Directions for this task: Can all of these lines be returned exactly?

Dataset section:
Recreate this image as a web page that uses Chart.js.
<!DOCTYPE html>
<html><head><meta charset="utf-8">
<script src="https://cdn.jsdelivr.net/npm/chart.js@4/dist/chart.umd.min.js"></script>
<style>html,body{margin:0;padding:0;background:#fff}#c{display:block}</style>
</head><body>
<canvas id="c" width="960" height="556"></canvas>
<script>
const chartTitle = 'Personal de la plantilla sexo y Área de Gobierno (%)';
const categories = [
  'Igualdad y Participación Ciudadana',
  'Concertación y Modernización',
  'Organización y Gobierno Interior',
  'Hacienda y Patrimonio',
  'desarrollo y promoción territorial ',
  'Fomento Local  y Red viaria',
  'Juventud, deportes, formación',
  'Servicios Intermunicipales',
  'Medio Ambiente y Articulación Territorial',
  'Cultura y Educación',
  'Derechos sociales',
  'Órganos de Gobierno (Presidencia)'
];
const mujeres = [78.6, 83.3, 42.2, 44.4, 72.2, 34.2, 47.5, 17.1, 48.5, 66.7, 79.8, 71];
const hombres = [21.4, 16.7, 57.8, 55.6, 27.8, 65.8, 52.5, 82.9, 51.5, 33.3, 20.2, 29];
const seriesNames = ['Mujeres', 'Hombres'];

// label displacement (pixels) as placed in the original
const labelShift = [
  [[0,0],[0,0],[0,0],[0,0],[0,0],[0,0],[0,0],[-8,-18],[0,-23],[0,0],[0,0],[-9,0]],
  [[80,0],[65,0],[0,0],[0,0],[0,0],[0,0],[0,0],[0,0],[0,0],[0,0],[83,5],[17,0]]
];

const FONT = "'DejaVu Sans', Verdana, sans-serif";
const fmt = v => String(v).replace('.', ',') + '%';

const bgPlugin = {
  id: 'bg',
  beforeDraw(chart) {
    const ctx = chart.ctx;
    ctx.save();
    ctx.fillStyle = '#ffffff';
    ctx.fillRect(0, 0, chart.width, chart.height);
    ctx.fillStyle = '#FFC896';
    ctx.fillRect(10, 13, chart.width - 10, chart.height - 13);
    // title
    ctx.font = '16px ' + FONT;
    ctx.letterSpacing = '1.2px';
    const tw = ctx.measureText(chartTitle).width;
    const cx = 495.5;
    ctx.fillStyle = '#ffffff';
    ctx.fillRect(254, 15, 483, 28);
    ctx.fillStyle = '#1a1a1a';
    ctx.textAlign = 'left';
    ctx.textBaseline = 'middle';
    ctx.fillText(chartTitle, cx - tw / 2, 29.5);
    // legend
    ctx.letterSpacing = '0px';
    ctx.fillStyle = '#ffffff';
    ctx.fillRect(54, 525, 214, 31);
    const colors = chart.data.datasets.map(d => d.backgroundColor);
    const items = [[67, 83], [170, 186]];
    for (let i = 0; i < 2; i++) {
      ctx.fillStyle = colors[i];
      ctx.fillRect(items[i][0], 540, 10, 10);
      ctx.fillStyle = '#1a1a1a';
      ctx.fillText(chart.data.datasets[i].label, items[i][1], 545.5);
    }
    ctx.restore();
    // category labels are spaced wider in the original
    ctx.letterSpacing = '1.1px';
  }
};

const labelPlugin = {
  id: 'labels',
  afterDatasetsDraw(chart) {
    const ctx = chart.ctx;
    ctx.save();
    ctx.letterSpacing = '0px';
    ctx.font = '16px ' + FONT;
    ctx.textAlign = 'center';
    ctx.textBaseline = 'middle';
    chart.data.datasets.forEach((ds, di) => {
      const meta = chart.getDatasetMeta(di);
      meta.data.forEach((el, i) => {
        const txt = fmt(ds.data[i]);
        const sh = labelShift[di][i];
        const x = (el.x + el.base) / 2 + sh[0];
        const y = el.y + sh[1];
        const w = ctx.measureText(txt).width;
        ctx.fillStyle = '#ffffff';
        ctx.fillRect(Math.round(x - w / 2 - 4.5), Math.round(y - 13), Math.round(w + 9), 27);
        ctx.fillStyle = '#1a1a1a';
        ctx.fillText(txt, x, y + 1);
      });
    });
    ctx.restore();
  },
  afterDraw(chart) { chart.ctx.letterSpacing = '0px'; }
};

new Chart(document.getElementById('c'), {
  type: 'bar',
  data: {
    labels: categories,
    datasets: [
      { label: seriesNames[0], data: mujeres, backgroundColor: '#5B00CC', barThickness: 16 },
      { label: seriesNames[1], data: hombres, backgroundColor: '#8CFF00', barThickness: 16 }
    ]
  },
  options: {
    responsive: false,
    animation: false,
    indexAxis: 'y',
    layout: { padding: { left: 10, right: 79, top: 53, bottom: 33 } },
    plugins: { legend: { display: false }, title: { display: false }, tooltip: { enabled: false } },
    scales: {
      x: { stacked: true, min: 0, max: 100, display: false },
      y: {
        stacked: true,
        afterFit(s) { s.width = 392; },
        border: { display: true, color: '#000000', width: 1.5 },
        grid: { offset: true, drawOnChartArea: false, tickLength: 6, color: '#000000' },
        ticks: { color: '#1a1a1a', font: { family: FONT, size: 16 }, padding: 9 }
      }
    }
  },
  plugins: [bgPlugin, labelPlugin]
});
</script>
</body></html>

Output:
Recreate this image as a web page that uses Chart.js.
<!DOCTYPE html>
<html><head><meta charset="utf-8">
<script src="https://cdn.jsdelivr.net/npm/chart.js@4/dist/chart.umd.min.js"></script>
<style>html,body{margin:0;padding:0;background:#fff}#c{display:block}</style>
</head><body>
<canvas id="c" width="960" height="556"></canvas>
<script>
const chartTitle = 'Personal de la plantilla sexo y Área de Gobierno (%)';
const categories = [
  'Igualdad y Participación Ciudadana',
  'Concertación y Modernización',
  'Organización y Gobierno Interior',
  'Hacienda y Patrimonio',
  'desarrollo y promoción territorial ',
  'Fomento Local  y Red viaria',
  'Juventud, deportes, formación',
  'Servicios Intermunicipales',
  'Medio Ambiente y Articulación Territorial',
  'Cultura y Educación',
  'Derechos sociales',
  'Órganos de Gobierno (Presidencia)'
];
const mujeres = [78.6, 83.3, 42.2, 44.4, 72.2, 34.2, 47.5, 17.1, 48.5, 66.7, 79.8, 71];
const hombres = [21.4, 16.7, 57.8, 55.6, 27.8, 65.8, 52.5, 82.9, 51.5, 33.3, 20.2, 29];
const seriesNames = ['Mujeres', 'Hombres'];

// label displacement (pixels) as placed in the original
const labelShift = [
  [[0,0],[0,0],[0,0],[0,0],[0,0],[0,0],[0,0],[-8,-18],[0,-23],[0,0],[0,0],[-9,0]],
  [[80,0],[65,0],[0,0],[0,0],[0,0],[0,0],[0,0],[0,0],[0,0],[0,0],[83,5],[17,0]]
];

const FONT = "'DejaVu Sans', Verdana, sans-serif";
const fmt = v => String(v).replace('.', ',') + '%';

const bgPlugin = {
  id: 'bg',
  beforeDraw(chart) {
    const ctx = chart.ctx;
    ctx.save();
    ctx.fillStyle = '#ffffff';
    ctx.fillRect(0, 0, chart.width, chart.height);
    ctx.fillStyle = '#FFC896';
    ctx.fillRect(10, 13, chart.width - 10, chart.height - 13);
    // title
    ctx.font = '16px ' + FONT;
    ctx.letterSpacing = '1.2px';
    const tw = ctx.measureText(chartTitle).width;
    const cx = 495.5;
    ctx.fillStyle = '#ffffff';
    ctx.fillRect(254, 15, 483, 28);
    ctx.fillStyle = '#1a1a1a';
    ctx.textAlign = 'left';
    ctx.textBaseline = 'middle';
    ctx.fillText(chartTitle, cx - tw / 2, 29.5);
    // legend
    ctx.letterSpacing = '0px';
    ctx.fillStyle = '#ffffff';
    ctx.fillRect(54, 525, 214, 31);
    const colors = chart.data.datasets.map(d => d.backgroundColor);
    const items = [[67, 83], [170, 186]];
    for (let i = 0; i < 2; i++) {
      ctx.fillStyle = colors[i];
      ctx.fillRect(items[i][0], 540, 10, 10);
      ctx.fillStyle = '#1a1a1a';
      ctx.fillText(chart.data.datasets[i].label, items[i][1], 545.5);
    }
    ctx.restore();
    // category labels are spaced wider in the original
    ctx.letterSpacing = '1.1px';
  }
};

const labelPlugin = {
  id: 'labels',
  afterDatasetsDraw(chart) {
    const ctx = chart.ctx;
    ctx.save();
    ctx.letterSpacing = '0px';
    ctx.font = '16px ' + FONT;
    ctx.textAlign = 'center';
    ctx.textBaseline = 'middle';
    chart.data.datasets.forEach((ds, di) => {
      const meta = chart.getDatasetMeta(di);
      meta.data.forEach((el, i) => {
        const txt = fmt(ds.data[i]);
        const sh = labelShift[di][i];
        const x = (el.x + el.base) / 2 + sh[0];
        const y = el.y + sh[1];
        const w = ctx.measureText(txt).width;
        ctx.fillStyle = '#ffffff';
        ctx.fillRect(Math.round(x - w / 2 - 4.5), Math.round(y - 13), Math.round(w + 9), 27);
        ctx.fillStyle = '#1a1a1a';
        ctx.fillText(txt, x, y + 1);
      });
    });
    ctx.restore();
  },
  afterDraw(chart) { chart.ctx.letterSpacing = '0px'; }
};

new Chart(document.getElementById('c'), {
  type: 'bar',
  data: {
    labels: categories,
    datasets: [
      { label: seriesNames[0], data: mujeres, backgroundColor: '#5B00CC', barThickness: 16 },
      { label: seriesNames[1], data: hombres, backgroundColor: '#8CFF00', barThickness: 16 }
    ]
  },
  options: {
    responsive: false,
    animation: false,
    indexAxis: 'y',
    layout: { padding: { left: 10, right: 79, top: 53, bottom: 33 } },
    plugins: { legend: { display: false }, title: { display: false }, tooltip: { enabled: false } },
    scales: {
      x: { stacked: true, min: 0, max: 100, display: false },
      y: {
        stacked: true,
        afterFit(s) { s.width = 392; },
        border: { display: true, color: '#000000', width: 1.5 },
        grid: { offset: true, drawOnChartArea: false, tickLength: 6, color: '#000000' },
        ticks: { color: '#1a1a1a', font: { family: FONT, size: 16 }, padding: 9 }
      }
    }
  },
  plugins: [bgPlugin, labelPlugin]
});
</script>
</body></html>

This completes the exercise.